* Start *
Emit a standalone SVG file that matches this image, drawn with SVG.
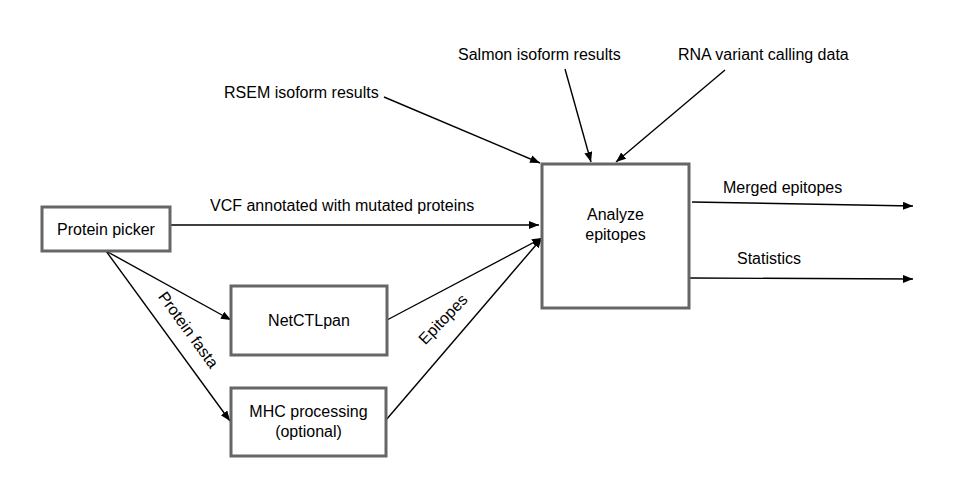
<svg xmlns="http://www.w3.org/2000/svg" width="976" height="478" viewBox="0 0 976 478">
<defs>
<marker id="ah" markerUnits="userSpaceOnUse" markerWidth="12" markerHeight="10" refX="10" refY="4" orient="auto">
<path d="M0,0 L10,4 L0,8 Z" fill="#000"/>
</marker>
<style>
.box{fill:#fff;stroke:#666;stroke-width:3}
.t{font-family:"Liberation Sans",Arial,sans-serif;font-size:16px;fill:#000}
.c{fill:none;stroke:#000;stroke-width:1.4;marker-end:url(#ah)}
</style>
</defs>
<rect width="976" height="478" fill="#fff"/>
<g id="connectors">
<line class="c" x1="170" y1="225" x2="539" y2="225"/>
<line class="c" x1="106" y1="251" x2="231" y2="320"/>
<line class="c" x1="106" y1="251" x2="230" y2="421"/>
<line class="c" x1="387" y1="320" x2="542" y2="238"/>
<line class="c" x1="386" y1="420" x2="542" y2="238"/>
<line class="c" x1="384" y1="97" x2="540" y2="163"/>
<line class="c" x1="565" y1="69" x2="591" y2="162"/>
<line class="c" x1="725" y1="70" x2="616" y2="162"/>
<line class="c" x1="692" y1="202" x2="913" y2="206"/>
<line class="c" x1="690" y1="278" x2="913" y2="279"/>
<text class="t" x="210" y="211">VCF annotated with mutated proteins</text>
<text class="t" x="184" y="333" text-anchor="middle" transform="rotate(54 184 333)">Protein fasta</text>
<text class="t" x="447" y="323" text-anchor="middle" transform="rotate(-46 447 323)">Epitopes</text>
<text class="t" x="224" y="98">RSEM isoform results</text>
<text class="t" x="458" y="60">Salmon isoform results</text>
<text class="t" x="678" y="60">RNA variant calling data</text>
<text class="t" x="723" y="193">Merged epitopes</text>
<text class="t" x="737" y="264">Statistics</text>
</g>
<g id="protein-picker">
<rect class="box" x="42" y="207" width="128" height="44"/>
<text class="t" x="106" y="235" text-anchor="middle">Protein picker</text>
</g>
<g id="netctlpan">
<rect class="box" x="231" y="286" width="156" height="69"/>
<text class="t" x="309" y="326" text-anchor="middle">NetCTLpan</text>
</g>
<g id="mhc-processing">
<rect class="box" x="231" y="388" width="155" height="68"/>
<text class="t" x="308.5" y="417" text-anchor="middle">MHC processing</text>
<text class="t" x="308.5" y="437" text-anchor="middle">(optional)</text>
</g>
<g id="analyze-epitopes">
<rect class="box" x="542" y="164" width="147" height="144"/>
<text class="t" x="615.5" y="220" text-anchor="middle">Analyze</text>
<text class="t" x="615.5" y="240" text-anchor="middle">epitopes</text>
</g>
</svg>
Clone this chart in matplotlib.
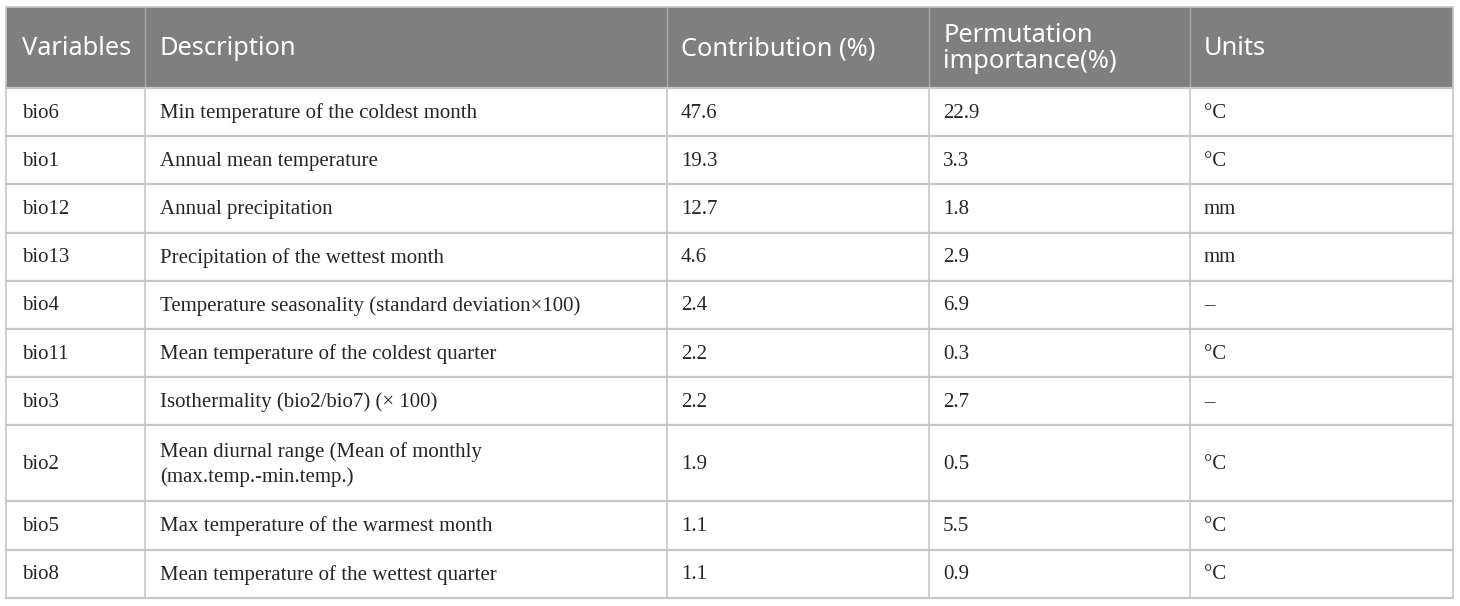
* End *
• [Stated problem] Using the records above, output their complete text exactly, minus any images.

• [The output]
Emit a standalone SVG file that matches this image, drawn with SVG.
<svg xmlns="http://www.w3.org/2000/svg" width="976" height="478" viewBox="0 0 976 478">
<defs>
<marker id="ah" markerUnits="userSpaceOnUse" markerWidth="12" markerHeight="10" refX="10" refY="4" orient="auto">
<path d="M0,0 L10,4 L0,8 Z" fill="#000"/>
</marker>
<style>
.box{fill:#fff;stroke:#666;stroke-width:3}
.t{font-family:"Liberation Sans",Arial,sans-serif;font-size:16px;fill:#000}
.c{fill:none;stroke:#000;stroke-width:1.4;marker-end:url(#ah)}
</style>
</defs>
<rect width="976" height="478" fill="#fff"/>
<g id="connectors">
<line class="c" x1="170" y1="225" x2="539" y2="225"/>
<line class="c" x1="106" y1="251" x2="231" y2="320"/>
<line class="c" x1="106" y1="251" x2="230" y2="421"/>
<line class="c" x1="387" y1="320" x2="542" y2="238"/>
<line class="c" x1="386" y1="420" x2="542" y2="238"/>
<line class="c" x1="384" y1="97" x2="540" y2="163"/>
<line class="c" x1="565" y1="69" x2="591" y2="162"/>
<line class="c" x1="725" y1="70" x2="616" y2="162"/>
<line class="c" x1="692" y1="202" x2="913" y2="206"/>
<line class="c" x1="690" y1="278" x2="913" y2="279"/>
<text class="t" x="210" y="211">VCF annotated with mutated proteins</text>
<text class="t" x="184" y="333" text-anchor="middle" transform="rotate(54 184 333)">Protein fasta</text>
<text class="t" x="447" y="323" text-anchor="middle" transform="rotate(-46 447 323)">Epitopes</text>
<text class="t" x="224" y="98">RSEM isoform results</text>
<text class="t" x="458" y="60">Salmon isoform results</text>
<text class="t" x="678" y="60">RNA variant calling data</text>
<text class="t" x="723" y="193">Merged epitopes</text>
<text class="t" x="737" y="264">Statistics</text>
</g>
<g id="protein-picker">
<rect class="box" x="42" y="207" width="128" height="44"/>
<text class="t" x="106" y="235" text-anchor="middle">Protein picker</text>
</g>
<g id="netctlpan">
<rect class="box" x="231" y="286" width="156" height="69"/>
<text class="t" x="309" y="326" text-anchor="middle">NetCTLpan</text>
</g>
<g id="mhc-processing">
<rect class="box" x="231" y="388" width="155" height="68"/>
<text class="t" x="308.5" y="417" text-anchor="middle">MHC processing</text>
<text class="t" x="308.5" y="437" text-anchor="middle">(optional)</text>
</g>
<g id="analyze-epitopes">
<rect class="box" x="542" y="164" width="147" height="144"/>
<text class="t" x="615.5" y="220" text-anchor="middle">Analyze</text>
<text class="t" x="615.5" y="240" text-anchor="middle">epitopes</text>
</g>
</svg>
Clone this chart in matplotlib.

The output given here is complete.